Sign language as a whole definitely can help though I think. It has absolutely helped us, and when Winnie gets fussy I ask her what she wants. She knows enough signs now to get the point across and we all feel better.

This is the main site we use for signs not covered in the videos:

http://commtechlab.msu.edu/sites/aslweb/browser.htm

It's very comprehensive and easy to use.
post #4 of 5
Quote:
Originally Posted by StormySar View Post
He makes no audible words and does make sounds and will communicate with us just not verbally.
Is your ped worried about this? I definitely don't want to freak you out, but I just can't really remember and it kind of seems like an 18 month old w/o any words might be worrisome. It wasn't that long ago that my middle one was 18 months, you'd think I'd know!

Anyway, my middle one is also one who won't let himself be consoled. I try to just offer him my calm empathy or maybe a back rub while he lays on the floor. I also try to do lots of talking and explaining, and did when he was 18 months old too. I think it's hard to realize how much they're understanding when they aren't talking, but it really has helped him to develop a little patience.

post #5 of 5
18 months is a really, really tough age. My dd was similar, she had a very, very few words at that age and experienced a LOT of frustration. I can tell from your post that you feel that these tantrums are an attempt to manipulate you into giving him what he wants. I don't believe that children are inheriently manipulative; please do not assume the worst of your child--he is still just a baby! Tantrums are an expression of feelings, valid, ugly, powerful.

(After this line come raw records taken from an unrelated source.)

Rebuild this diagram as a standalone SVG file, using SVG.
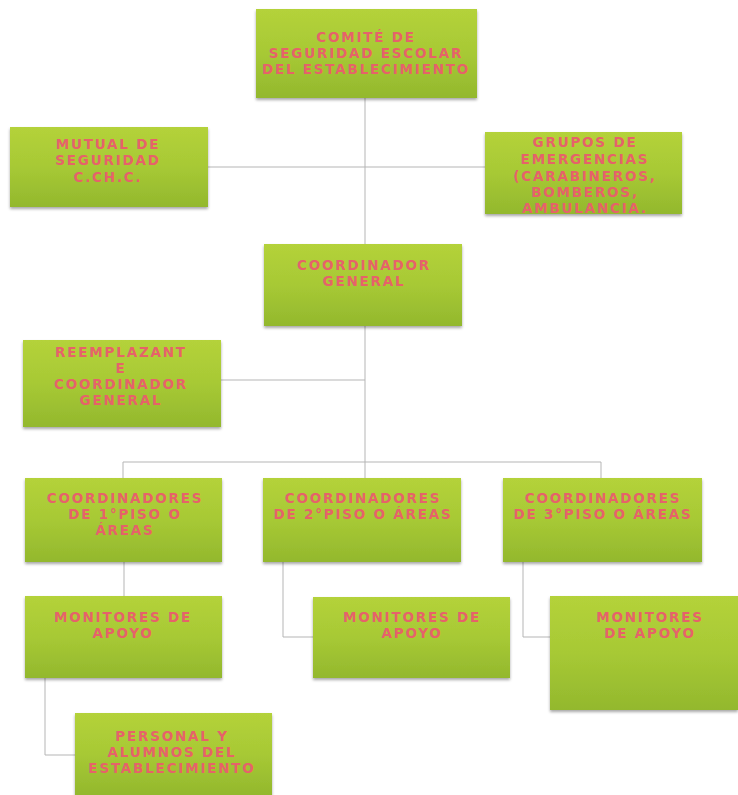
<svg xmlns="http://www.w3.org/2000/svg" width="738" height="795" viewBox="0 0 738 795">
<defs>
<linearGradient id="g" x1="0" y1="0" x2="0" y2="1">
<stop offset="0" stop-color="#b4d23a"/>
<stop offset="0.5" stop-color="#a7c935"/>
<stop offset="1" stop-color="#93b82d"/>
</linearGradient>
<filter id="sh" x="-10%" y="-10%" width="120%" height="130%">
<feGaussianBlur in="SourceAlpha" stdDeviation="1.5"/>
<feOffset dx="0" dy="1.5" result="b"/>
<feComponentTransfer><feFuncA type="linear" slope="0.35"/></feComponentTransfer>
<feMerge><feMergeNode/><feMergeNode in="SourceGraphic"/></feMerge>
</filter>
</defs>
<style>
.box{fill:url(#g);filter:url(#sh);}
.t{font-family:"DejaVu Sans",Verdana,sans-serif;font-weight:bold;font-size:13.5px;letter-spacing:1.8px;fill:#e6626a;text-anchor:middle;}
.c{fill:none;stroke:#b5b5b5;stroke-width:1;}
</style>
<rect width="738" height="795" fill="#ffffff"/>
<g id="connectors">
<path class="c" d="M365 98 V244"/>
<path class="c" d="M208 167 H485"/>
<path class="c" d="M365 326 V478"/>
<path class="c" d="M221 380 H365"/>
<path class="c" d="M123 462 H601"/>
<path class="c" d="M123 462 V478"/>
<path class="c" d="M601 462 V478"/>
<path class="c" d="M124 562 V596"/>
<path class="c" d="M283 562 V637 H313"/>
<path class="c" d="M523 562 V637 H550"/>
<path class="c" d="M45 678 V755 H75"/>
</g>
<g id="n1"><rect class="box" x="256" y="9" width="221" height="89"/>
<text class="t" x="366" y="42">COMITÉ DE</text><text class="t" x="366" y="58">SEGURIDAD ESCOLAR</text><text class="t" x="366" y="74">DEL ESTABLECIMIENTO</text></g>
<g id="n2"><rect class="box" x="10" y="127" width="198" height="80"/>
<text class="t" x="108" y="149">MUTUAL DE</text><text class="t" x="108" y="165">SEGURIDAD</text><text class="t" x="108" y="182">C.CH.C.</text></g>
<g id="n3"><rect class="box" x="485" y="132" width="197" height="82"/>
<text class="t" x="585" y="147">GRUPOS DE</text><text class="t" x="585" y="164">EMERGENCIAS</text><text class="t" x="585" y="181">(CARABINEROS,</text><text class="t" x="585" y="197">BOMBEROS,</text><text class="t" x="585" y="213">AMBULANCIA.</text></g>
<g id="n4"><rect class="box" x="264" y="244" width="198" height="82"/>
<text class="t" x="364" y="270">COORDINADOR</text><text class="t" x="364" y="286">GENERAL</text></g>
<g id="n5"><rect class="box" x="23" y="340" width="198" height="87"/>
<text class="t" x="121" y="357">REEMPLAZANT</text><text class="t" x="121" y="373">E</text><text class="t" x="121" y="389">COORDINADOR</text><text class="t" x="121" y="405">GENERAL</text></g>
<g id="n6"><rect class="box" x="25" y="478" width="197" height="84"/>
<text class="t" x="125" y="503">COORDINADORES</text><text class="t" x="125" y="519">DE 1°PISO O</text><text class="t" x="125" y="535">ÁREAS</text></g>
<g id="n7"><rect class="box" x="263" y="478" width="198" height="84"/>
<text class="t" x="363" y="503">COORDINADORES</text><text class="t" x="363" y="519">DE 2°PISO O ÁREAS</text></g>
<g id="n8"><rect class="box" x="503" y="478" width="199" height="84"/>
<text class="t" x="603" y="503">COORDINADORES</text><text class="t" x="603" y="519">DE 3°PISO O ÁREAS</text></g>
<g id="n9"><rect class="box" x="25" y="596" width="197" height="82"/>
<text class="t" x="123" y="622">MONITORES DE</text><text class="t" x="123" y="638">APOYO</text></g>
<g id="n10"><rect class="box" x="313" y="597" width="197" height="81"/>
<text class="t" x="412" y="622">MONITORES DE</text><text class="t" x="412" y="638">APOYO</text></g>
<g id="n11"><rect class="box" x="550" y="596" width="188" height="114"/>
<text class="t" x="650" y="622">MONITORES</text><text class="t" x="650" y="638">DE APOYO</text></g>
<g id="n12"><rect class="box" x="75" y="713" width="197" height="82"/>
<text class="t" x="172" y="741">PERSONAL Y</text><text class="t" x="172" y="757">ALUMNOS DEL</text><text class="t" x="172" y="773">ESTABLECIMIENTO</text></g>
</svg>
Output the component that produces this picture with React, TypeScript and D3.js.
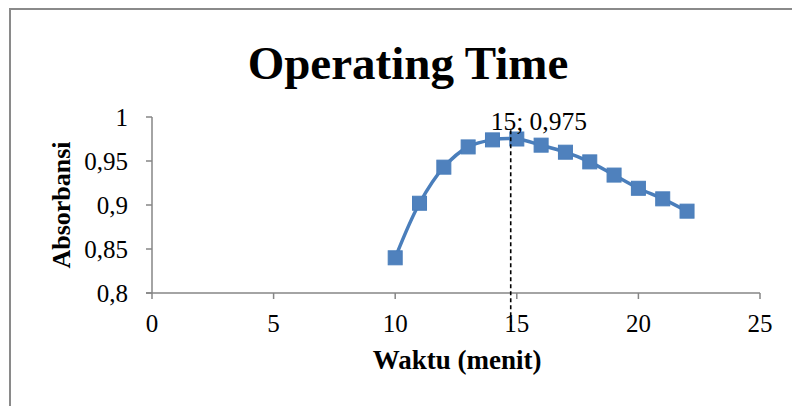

I don't beleive it is a parent's job to "tame" undesirable behavior. Your son is expressing his feelings the best way that is available to him right now. I think that feelings should be encouraged, not suppressed. He doesn't have self control yet, remember that he's still a baby. These tantrums ARE a form of verbal and physical communication with you, listen to what he has to say. It helps me to bear in mind that all behaviors--ugly or not--are an expression of a need. A tantrum is an expression of sadness, frustration, and anger.

I think it's far better to work on controlling myself when dd is having a meltdown and to give her space to express her feelings safely and completely. This doesn't mean that I back down from a limit, only that I give her space to fully react before we transition on to the next thing. I don't hold her if she doesn't want to be held, don't touch her if she doesn't want to be touched. If she hits me, I try to prevent the hit before it happens; if she does hit me I say, we don't hit mommy. If she hits again, I move, but remain present so that I'm not isolating her or her feelings. I let her cry and rage as long as she needs to. I believe that she will not seriously hurt herself in this process, and if she does, then she will know not to do it again (of course I would warn her if I were concerned that she was about to hurt herself).

Listening to feelings of anger and rage are really hard for me, it takes alot of patience and mindfulness on my part just to be present and not try to intervene or fix things. Often, this listening takes a long time, and hour or more sometimes. But, once dd is heard, she is happier and more relaxed. And the tantrums will diminish over time, as your ds understands that you respect his feelings and will not try to manipulate him out of them with distraction, punishment, ignoring, etcetera.